Indes geht es hier nicht um persönliche Empfindlichkeiten, sondern um die Vergegenwärtigung damaliger Sachverhalte, die einzig dazu dienen können, meine eingangs als erstes gestellte Frage zu beantworten: War der Krieg von 2003 gerechtfertigt?
Diktatur hat jegliche Zivilgesellschaft eliminiert
Nicht zu erörtern ist hier der Einwand, warum nur Saddam unter R2P fiel und nicht andere auch. Heute gehört sicher Assad in Syrien in die gleiche Kategorie nicht zu duldender Kriegsverbrecher. Indes kann das internationale Versagen in einem Fall wie es das momentane Unvermögen darstellt, die syrische Zivilbevölkerung vor dem eigenen Regime zu schützen, nicht als Versagen des Prinzips an sich gedeutet werden. R2P ist ein Fortschritt im internationalen Recht und wird zweifelsohne auch in der Zukunft wieder angerufen werden müssen. Zu denken ist etwa an Nordkorea oder ein Despotenregime auf dem afrikanischen Kontinent.
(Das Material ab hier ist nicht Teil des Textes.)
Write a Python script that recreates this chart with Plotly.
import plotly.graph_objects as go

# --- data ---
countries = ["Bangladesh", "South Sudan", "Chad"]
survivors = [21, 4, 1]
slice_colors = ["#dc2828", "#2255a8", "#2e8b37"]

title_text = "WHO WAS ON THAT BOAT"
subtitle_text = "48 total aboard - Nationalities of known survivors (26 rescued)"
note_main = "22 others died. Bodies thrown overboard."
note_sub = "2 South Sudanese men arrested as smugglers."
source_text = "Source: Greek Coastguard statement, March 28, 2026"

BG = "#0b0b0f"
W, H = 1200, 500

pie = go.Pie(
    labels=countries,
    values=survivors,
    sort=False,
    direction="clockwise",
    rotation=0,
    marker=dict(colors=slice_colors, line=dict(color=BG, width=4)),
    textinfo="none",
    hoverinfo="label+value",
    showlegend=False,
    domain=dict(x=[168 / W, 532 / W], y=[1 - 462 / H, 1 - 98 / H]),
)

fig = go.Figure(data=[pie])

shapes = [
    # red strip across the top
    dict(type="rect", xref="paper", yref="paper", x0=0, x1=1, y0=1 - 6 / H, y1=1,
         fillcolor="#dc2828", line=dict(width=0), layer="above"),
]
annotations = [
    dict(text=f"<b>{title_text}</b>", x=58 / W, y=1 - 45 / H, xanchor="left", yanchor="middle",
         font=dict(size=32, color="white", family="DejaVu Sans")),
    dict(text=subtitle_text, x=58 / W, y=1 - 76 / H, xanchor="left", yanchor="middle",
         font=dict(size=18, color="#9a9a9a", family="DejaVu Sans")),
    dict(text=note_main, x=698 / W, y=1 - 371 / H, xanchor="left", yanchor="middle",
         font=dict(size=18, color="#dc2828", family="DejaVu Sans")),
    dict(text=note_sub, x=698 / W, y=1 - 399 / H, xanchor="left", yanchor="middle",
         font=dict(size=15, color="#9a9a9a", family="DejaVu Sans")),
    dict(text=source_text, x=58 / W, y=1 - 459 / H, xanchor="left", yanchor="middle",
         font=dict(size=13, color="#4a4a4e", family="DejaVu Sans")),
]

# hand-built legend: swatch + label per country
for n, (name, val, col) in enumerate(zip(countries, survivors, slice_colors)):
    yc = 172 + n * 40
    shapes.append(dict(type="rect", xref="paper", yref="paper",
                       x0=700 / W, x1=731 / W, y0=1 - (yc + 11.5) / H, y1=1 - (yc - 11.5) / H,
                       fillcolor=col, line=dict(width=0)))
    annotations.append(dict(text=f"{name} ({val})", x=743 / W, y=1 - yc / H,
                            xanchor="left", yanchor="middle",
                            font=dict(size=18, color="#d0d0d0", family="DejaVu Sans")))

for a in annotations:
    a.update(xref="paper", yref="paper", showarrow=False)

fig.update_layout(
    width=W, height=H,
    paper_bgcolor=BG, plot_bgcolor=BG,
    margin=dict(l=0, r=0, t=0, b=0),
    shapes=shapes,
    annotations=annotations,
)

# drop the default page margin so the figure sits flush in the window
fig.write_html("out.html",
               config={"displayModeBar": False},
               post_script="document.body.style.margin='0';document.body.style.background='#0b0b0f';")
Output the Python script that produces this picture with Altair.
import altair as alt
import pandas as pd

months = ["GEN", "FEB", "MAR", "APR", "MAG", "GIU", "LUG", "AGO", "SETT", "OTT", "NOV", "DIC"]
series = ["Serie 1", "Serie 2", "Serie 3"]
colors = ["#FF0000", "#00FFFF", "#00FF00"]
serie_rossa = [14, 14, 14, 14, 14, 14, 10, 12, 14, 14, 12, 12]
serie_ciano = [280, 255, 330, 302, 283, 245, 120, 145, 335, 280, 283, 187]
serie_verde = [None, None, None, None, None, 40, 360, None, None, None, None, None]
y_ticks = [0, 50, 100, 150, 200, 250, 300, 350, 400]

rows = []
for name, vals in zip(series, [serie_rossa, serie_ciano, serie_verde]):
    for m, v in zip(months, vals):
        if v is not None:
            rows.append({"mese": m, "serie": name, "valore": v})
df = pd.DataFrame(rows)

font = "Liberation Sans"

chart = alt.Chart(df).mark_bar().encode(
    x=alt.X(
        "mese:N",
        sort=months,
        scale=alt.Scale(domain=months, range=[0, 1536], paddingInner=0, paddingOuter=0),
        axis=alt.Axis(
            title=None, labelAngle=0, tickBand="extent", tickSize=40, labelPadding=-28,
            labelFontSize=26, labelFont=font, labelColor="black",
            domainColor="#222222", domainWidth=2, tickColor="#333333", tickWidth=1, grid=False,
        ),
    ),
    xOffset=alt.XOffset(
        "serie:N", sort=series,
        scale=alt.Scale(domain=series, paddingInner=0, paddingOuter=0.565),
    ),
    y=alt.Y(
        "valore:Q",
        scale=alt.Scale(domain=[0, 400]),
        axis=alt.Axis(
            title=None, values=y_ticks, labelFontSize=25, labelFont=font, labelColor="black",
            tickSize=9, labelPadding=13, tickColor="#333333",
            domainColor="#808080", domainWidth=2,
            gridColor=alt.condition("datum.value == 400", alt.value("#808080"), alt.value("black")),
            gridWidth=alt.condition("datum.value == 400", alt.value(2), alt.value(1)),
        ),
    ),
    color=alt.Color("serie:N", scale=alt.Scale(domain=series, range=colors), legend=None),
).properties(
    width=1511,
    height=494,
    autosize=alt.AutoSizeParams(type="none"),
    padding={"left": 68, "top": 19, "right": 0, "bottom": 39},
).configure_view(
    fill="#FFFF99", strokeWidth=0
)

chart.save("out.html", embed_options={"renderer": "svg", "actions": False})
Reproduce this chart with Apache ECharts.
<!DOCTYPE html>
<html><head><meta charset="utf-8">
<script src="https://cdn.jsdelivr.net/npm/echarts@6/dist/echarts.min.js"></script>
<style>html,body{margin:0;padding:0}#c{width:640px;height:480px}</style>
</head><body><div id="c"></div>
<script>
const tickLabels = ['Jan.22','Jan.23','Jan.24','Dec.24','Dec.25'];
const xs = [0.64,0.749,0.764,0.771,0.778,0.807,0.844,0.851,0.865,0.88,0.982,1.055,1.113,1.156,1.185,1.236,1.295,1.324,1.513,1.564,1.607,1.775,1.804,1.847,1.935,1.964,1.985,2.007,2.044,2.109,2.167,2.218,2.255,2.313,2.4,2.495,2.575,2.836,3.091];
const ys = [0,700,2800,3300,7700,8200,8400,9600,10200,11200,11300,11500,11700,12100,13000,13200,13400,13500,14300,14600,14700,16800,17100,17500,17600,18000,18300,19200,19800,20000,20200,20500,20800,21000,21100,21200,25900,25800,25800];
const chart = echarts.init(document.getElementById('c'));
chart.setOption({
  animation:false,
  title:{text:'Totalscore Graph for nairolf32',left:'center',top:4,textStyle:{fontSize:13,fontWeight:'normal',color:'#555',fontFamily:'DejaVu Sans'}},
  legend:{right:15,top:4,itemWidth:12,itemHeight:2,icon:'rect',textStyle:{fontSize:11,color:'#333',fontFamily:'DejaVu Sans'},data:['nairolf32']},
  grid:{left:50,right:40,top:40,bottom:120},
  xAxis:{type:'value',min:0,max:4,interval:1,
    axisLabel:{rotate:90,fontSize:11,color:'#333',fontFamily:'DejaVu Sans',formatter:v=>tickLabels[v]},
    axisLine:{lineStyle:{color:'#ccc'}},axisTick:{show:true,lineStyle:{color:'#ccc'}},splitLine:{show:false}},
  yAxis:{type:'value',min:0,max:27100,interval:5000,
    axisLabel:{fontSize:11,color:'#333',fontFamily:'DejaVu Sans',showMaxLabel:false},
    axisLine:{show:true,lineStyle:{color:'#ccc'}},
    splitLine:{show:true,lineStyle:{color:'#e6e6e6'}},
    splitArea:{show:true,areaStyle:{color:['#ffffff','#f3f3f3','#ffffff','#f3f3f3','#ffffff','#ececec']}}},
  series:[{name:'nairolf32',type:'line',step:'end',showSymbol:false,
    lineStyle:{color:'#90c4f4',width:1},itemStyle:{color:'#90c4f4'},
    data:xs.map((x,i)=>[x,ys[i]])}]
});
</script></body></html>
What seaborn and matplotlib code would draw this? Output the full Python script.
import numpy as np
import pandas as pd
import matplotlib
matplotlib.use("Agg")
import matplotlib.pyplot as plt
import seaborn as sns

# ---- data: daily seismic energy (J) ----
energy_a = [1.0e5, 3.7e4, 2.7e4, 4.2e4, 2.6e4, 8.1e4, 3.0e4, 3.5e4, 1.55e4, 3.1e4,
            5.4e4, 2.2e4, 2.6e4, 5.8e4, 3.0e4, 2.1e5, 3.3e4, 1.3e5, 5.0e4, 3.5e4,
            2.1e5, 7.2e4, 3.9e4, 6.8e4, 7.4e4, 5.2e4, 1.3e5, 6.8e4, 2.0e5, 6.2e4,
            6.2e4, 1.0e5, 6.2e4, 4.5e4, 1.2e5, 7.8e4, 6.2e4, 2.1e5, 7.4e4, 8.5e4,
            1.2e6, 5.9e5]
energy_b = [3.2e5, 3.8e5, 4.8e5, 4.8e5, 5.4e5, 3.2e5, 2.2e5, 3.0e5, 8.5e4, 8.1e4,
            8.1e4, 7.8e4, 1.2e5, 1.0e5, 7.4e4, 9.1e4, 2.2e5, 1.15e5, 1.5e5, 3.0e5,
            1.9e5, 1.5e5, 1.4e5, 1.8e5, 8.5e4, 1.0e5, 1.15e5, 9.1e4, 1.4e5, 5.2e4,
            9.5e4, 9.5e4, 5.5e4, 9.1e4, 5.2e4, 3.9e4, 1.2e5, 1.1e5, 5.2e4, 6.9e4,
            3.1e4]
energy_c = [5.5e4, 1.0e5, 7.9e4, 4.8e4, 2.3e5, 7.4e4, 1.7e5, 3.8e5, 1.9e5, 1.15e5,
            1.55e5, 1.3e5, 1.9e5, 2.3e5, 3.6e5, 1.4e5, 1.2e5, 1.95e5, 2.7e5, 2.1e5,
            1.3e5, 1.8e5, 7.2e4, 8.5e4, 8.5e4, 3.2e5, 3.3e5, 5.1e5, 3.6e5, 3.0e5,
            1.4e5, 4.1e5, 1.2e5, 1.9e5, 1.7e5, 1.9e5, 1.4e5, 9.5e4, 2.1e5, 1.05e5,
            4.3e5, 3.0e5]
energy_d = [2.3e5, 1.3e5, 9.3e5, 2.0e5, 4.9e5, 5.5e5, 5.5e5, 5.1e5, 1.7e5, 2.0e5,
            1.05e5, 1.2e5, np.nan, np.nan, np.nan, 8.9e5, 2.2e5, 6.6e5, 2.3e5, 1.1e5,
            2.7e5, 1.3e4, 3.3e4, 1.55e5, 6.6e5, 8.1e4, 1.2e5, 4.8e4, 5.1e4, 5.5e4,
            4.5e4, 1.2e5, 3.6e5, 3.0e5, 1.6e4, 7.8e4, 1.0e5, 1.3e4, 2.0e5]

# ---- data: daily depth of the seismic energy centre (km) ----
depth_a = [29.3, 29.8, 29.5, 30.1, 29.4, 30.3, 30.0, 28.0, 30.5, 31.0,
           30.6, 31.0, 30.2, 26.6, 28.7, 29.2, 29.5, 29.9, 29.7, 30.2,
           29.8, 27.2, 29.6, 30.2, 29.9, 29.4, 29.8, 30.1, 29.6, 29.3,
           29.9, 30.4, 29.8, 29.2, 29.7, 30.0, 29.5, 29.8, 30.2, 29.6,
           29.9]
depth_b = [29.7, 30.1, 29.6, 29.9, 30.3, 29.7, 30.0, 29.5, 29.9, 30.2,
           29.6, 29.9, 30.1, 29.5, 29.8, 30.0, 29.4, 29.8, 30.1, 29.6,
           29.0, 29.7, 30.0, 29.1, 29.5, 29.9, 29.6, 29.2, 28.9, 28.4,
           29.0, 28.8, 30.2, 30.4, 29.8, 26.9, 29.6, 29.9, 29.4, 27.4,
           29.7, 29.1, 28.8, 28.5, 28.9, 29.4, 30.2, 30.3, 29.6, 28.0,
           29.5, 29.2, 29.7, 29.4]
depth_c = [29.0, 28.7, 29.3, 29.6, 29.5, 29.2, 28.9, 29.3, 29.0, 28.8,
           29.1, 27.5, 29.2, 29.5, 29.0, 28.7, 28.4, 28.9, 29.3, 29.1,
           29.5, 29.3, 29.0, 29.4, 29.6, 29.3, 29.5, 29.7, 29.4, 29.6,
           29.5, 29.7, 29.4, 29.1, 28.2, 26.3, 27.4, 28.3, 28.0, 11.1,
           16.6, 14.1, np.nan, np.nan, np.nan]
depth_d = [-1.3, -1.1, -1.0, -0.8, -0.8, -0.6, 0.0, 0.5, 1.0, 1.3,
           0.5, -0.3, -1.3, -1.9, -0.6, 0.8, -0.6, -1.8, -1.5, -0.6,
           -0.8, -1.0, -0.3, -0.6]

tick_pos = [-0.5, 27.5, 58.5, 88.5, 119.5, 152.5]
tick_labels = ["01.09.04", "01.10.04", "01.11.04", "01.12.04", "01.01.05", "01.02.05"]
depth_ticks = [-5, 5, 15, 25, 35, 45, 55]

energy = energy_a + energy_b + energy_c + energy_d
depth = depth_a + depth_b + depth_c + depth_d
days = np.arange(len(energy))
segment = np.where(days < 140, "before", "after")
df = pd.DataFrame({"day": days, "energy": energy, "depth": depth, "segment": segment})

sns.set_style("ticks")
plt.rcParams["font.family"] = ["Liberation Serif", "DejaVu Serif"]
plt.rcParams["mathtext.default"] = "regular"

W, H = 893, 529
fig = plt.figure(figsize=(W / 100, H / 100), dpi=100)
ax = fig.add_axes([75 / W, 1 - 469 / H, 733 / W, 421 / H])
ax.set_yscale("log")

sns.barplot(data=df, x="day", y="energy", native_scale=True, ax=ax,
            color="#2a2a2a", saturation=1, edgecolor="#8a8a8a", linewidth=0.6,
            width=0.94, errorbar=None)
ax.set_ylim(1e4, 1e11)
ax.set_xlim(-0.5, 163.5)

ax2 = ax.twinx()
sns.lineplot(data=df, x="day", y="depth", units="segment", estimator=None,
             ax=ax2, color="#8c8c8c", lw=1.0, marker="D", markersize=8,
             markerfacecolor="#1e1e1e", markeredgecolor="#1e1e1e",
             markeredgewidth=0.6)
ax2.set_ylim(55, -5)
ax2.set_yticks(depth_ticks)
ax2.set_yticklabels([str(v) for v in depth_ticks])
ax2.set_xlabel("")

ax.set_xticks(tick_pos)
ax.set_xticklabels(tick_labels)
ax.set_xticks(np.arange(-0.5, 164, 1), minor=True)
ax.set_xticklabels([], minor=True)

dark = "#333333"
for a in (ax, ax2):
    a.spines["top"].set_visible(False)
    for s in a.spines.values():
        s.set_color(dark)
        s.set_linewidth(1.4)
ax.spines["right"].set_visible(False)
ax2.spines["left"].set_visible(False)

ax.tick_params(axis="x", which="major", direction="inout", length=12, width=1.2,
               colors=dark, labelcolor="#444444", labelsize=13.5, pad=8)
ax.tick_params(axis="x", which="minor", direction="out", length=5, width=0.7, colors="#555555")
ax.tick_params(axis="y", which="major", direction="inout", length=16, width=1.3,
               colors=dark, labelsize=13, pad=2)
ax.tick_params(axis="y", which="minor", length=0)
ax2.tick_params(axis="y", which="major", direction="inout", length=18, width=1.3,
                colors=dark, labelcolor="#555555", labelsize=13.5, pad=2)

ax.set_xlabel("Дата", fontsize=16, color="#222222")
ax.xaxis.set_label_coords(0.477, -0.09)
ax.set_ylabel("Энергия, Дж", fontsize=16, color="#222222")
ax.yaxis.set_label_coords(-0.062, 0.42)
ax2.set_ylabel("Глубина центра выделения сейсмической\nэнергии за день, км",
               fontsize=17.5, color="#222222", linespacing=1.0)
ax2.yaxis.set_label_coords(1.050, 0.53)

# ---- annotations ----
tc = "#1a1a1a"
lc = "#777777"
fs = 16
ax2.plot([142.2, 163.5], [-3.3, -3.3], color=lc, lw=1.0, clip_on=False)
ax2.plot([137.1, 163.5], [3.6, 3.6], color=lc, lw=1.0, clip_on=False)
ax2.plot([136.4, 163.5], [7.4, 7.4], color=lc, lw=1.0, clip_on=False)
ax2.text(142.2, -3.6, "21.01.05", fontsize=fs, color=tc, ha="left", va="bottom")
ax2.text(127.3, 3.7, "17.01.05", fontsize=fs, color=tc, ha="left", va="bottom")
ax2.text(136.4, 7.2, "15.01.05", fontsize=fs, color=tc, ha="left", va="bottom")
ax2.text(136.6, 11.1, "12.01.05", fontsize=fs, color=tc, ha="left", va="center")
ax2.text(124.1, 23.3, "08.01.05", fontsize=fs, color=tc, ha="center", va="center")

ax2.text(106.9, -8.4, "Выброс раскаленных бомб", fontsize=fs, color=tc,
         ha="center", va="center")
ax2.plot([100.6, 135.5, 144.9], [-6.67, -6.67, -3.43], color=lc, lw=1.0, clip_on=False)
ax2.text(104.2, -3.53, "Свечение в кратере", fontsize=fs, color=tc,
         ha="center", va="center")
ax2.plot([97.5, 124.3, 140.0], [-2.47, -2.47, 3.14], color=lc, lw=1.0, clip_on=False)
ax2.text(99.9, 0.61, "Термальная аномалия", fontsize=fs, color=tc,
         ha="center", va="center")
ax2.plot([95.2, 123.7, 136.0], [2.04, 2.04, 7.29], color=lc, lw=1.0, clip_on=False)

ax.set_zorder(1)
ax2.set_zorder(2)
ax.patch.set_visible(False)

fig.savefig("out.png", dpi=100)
Ebenfalls in ein anderes Kapitel gehören die Fehler und Irrtümer der Alliierten und speziell der amerikanischen Verwaltung unter Präsident George W. Bush. Sie machten nach der raschen Niederwerfung des halbherzigen Widerstandes der Truppen Saddams und dessen Sturz vieles falsch: zu wenige Besatzungstruppen, kein Schutz von Infrastruktur und nationalen Kulturgütern vor Plünderern und Terroristen, unterschiedslose «De-Baathisierung» aller Staatsorgane etc. Hier muss allerdings ebenso beigefügt werden, dass sich kaum jemand vorstellen konnte, wie radikal auch die geringsten Ansätze einer staatstragenden Zivilgesellschaft im Irak von der Jahrzehnte dauernden Schreckensherrschaft Saddams zerstört worden waren.
Die weiteren Fragen, speziell jene nach der Legalität und ob sich der Krieg gelohnt hat, werden in einem zweiten Beitrag behandelt. Zum Abschluss dieses ersten Teiles halte ich als höchstpersönliches, aber teilweise selbsterlebtes Fazit fest, dass die Antwort auf die erste Frage nach der Rechtfertigung «eher ja» lauten muss.